LOS ANGELES--()--American workers may be missing out on a valuable tax credit this year. The Internal Revenue Service’s Retirement Savings Contributions Credit, also known as the Saver’s Credit, is available to low- to moderate-income workers who are saving for retirement, yet just 20 percent of American workers with annual household incomes of less than $50,000 are aware of the credit, according to the 13th Annual Transamerica Retirement Survey.
“It’s critical that we raise awareness of this important tax credit and opportunity to save for retirement so that more workers can take advantage of it and improve their retirement outlook.”
“The Saver’s Credit reduces an eligible taxpayer’s federal income taxes dollar for dollar, making it a meaningful incentive for low-to moderate-income individuals and households to save for retirement in a 401(k), 403(b) or IRA. Unfortunately, many may be missing out simply because they are unaware of it,” said Catherine Collinson, president of the Transamerica Center for Retirement Studies®, a non-profit, private foundation. “It’s critical that we raise awareness of this important tax credit and opportunity to save for retirement so that more workers can take advantage of it and improve their retirement outlook.”
The Saver’s Credit may also benefit unemployed and underemployed workers who have contributed to a 401(k) or 403(b) plan or IRA and have taxable income to report for 2012. According to the Survey, 36 percent of unemployed and underemployed workers have saved less than $10,000 in total household retirement accounts.
How to Claim the Saver’s Credit
The Saver’s Credit may be applied to the first $2,000 of voluntary contributions an eligible worker makes to a 401(k) or similar employer-sponsored retirement plan, or an IRA. Credits of up to $1,000 for single filers, and $2,000 for married couples, are available.
The credit is available to workers aged 18 years or older who have contributed to a company-sponsored retirement plan or IRA in the past year and meet the Adjusted Gross Income requirements. Single filers with an adjusted income of up to $28,750 in 2012 or $29,500 in 2013 are eligible. For the head of a household, the adjusted income limit is $43,125 in 2012 or $44,250 in 2013. For those who are married and file a joint return, the adjusted income limit is $57,500 in 2012 or $59,000 in 2013. Additionally, the filer cannot be a full-time student or be claimed as a dependent on another person’s tax return. Workers can take the following steps to claim the credit:
- If you are using tax preparation software to prepare your tax return, use Form 1040, Form 1040A or Form 1040NR. The credit is not available with Form 1040EZ; however the IRS has included instructions with the EZ form directing you to a different form if you choose to claim the credit. If your software has an interview process, be sure to answer questions about the Saver’s Credit, Retirement Savings Contributions Credit and/or Credit for Qualified Retirement Savings Contributions.
- If you are preparing your tax returns manually, complete Form 8880, the Credit for Qualified Retirement Savings Contributions, to determine the exact credit rate and amount.
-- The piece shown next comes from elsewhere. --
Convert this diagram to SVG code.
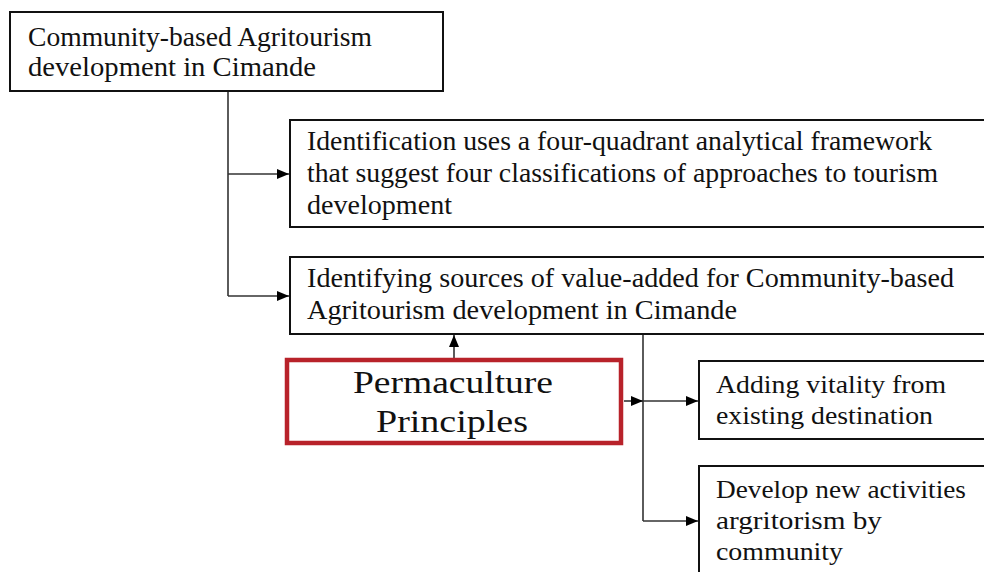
<svg xmlns="http://www.w3.org/2000/svg" width="984" height="572" viewBox="0 0 984 572">
  <style>
    .box { fill: #ffffff; stroke: #111111; stroke-width: 2; }
    .red { fill: #ffffff; stroke: #b8222a; stroke-width: 4.5; }
    .ln { fill: none; stroke: #333333; stroke-width: 1.6; }
  </style>
  <defs>
    <marker id="ah" markerUnits="userSpaceOnUse" markerWidth="12" markerHeight="10" refX="12" refY="5" orient="auto">
      <path d="M0,0 L12,5 L0,10 Z" fill="#000000"/>
    </marker>
  </defs>
  <rect width="984" height="572" fill="#ffffff"/>

  <g id="connectors">
    <path class="ln" d="M228,91 V296"/>
    <path class="ln" d="M228,174 H289" marker-end="url(#ah)"/>
    <path class="ln" d="M228,296 H289" marker-end="url(#ah)"/>
    <path class="ln" d="M454,358 V335" marker-end="url(#ah)"/>
    <path class="ln" d="M643,334 V521"/>
    <path class="ln" d="M624,401 H643" marker-end="url(#ah)"/>
    <path class="ln" d="M643,401 H698" marker-end="url(#ah)"/>
    <path class="ln" d="M643,521 H698" marker-end="url(#ah)"/>
  </g>

  <g font-family="'Liberation Serif', 'Times New Roman', serif" fill="#111111">
  <g id="node-cbat" font-size="27">
    <rect class="box" x="10" y="12" width="433" height="79"/>
    <text x="28" y="46" textLength="344" lengthAdjust="spacingAndGlyphs">Community-based Agritourism</text>
    <text x="28" y="76" textLength="288" lengthAdjust="spacingAndGlyphs">development in  Cimande</text>
  </g>

  <g id="node-identification" font-size="27">
    <rect class="box" x="290" y="120" width="710" height="107"/>
    <text x="307" y="150" textLength="625" lengthAdjust="spacingAndGlyphs">Identification uses a four-quadrant analytical framework</text>
    <text x="307" y="182" textLength="631" lengthAdjust="spacingAndGlyphs">that suggest four classifications of approaches to tourism</text>
    <text x="307" y="214" textLength="145" lengthAdjust="spacingAndGlyphs">development</text>
  </g>

  <g id="node-sources" font-size="27">
    <rect class="box" x="290" y="257" width="710" height="77"/>
    <text x="307" y="287" textLength="647" lengthAdjust="spacingAndGlyphs">Identifying sources of value-added for Community-based</text>
    <text x="307" y="319" textLength="430" lengthAdjust="spacingAndGlyphs">Agritourism development in  Cimande</text>
  </g>

  <g id="node-permaculture" font-size="32">
    <rect class="red" x="287" y="360" width="334" height="83"/>
    <text x="453" y="393" text-anchor="middle" textLength="200" lengthAdjust="spacingAndGlyphs">Permaculture</text>
    <text x="452" y="432" text-anchor="middle" textLength="152" lengthAdjust="spacingAndGlyphs">Principles</text>
  </g>

  <g id="node-vitality" font-size="26">
    <rect class="box" x="699" y="361" width="300" height="78"/>
    <text x="716" y="393" textLength="230" lengthAdjust="spacingAndGlyphs">Adding vitality  from</text>
    <text x="716" y="424" textLength="217" lengthAdjust="spacingAndGlyphs">existing  destination</text>
  </g>

  <g id="node-activities" font-size="26">
    <rect class="box" x="699" y="466" width="300" height="120"/>
    <text x="716" y="498" textLength="250" lengthAdjust="spacingAndGlyphs">Develop new activities</text>
    <text x="716" y="529" textLength="166" lengthAdjust="spacingAndGlyphs">argritorism  by</text>
    <text x="716" y="560" textLength="127" lengthAdjust="spacingAndGlyphs">community</text>
  </g>
  </g>
</svg>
Then transfer the amount to the designated line on Form 1040, Form 1040A or 1040NR.
- If you are using a professional tax preparer, be sure to ask about the Saver’s Credit.
About Transamerica Center for Retirement Studies®
The Transamerica Center for Retirement Studies® (“The Center”) is a non-profit, private foundation. The Center is funded by contributions from Transamerica Life Insurance Company and its affiliates and may receive funds from unaffiliated third parties. For more information about The Center, please refer to www.transamericacenter.org.
About the 13th Annual Retirement Survey
This survey was conducted online within the United States by Harris Interactive on behalf of Transamerica Center for Retirement Studies® between January 13-31, 2012 among 3,609 full-time and part-time workers. Potential respondents were targeted based on job title and full-time and part-time status. Respondents met the following criteria: U.S. residents, age 18 or older, full-time workers or part-time workers in for-profit companies, and employer size of 10 or more. Results were weighted as needed for the number of employees at companies in each employee size range. No estimates of theoretical sampling error can be calculated; a full methodology is available.
About the 13th Annual Retirement Survey (Unemployed / Underemployed Workers)
This survey was conducted online within the United States by Harris Interactive on behalf of the Transamerica Center for Retirement Studies® between February 2-10, 2012 among a nationally representative sample of 621 unemployed or underemployed people using the Harris online panel. Respondents met the following criteria: U.S. residents, age 18 or older; people who were fully employed in a for-profit company employing 10 or more people and are currently unemployed or underemployed. Results were weighted to ensure that each quota group had a representative sample based on the length of time people were underemployed or unemployed. A full methodology is available. In this report “underemployed” workers are those who are working part-time only because they are unable to find full-time employment, or working full-time but self-report they consider him or herself underemployed.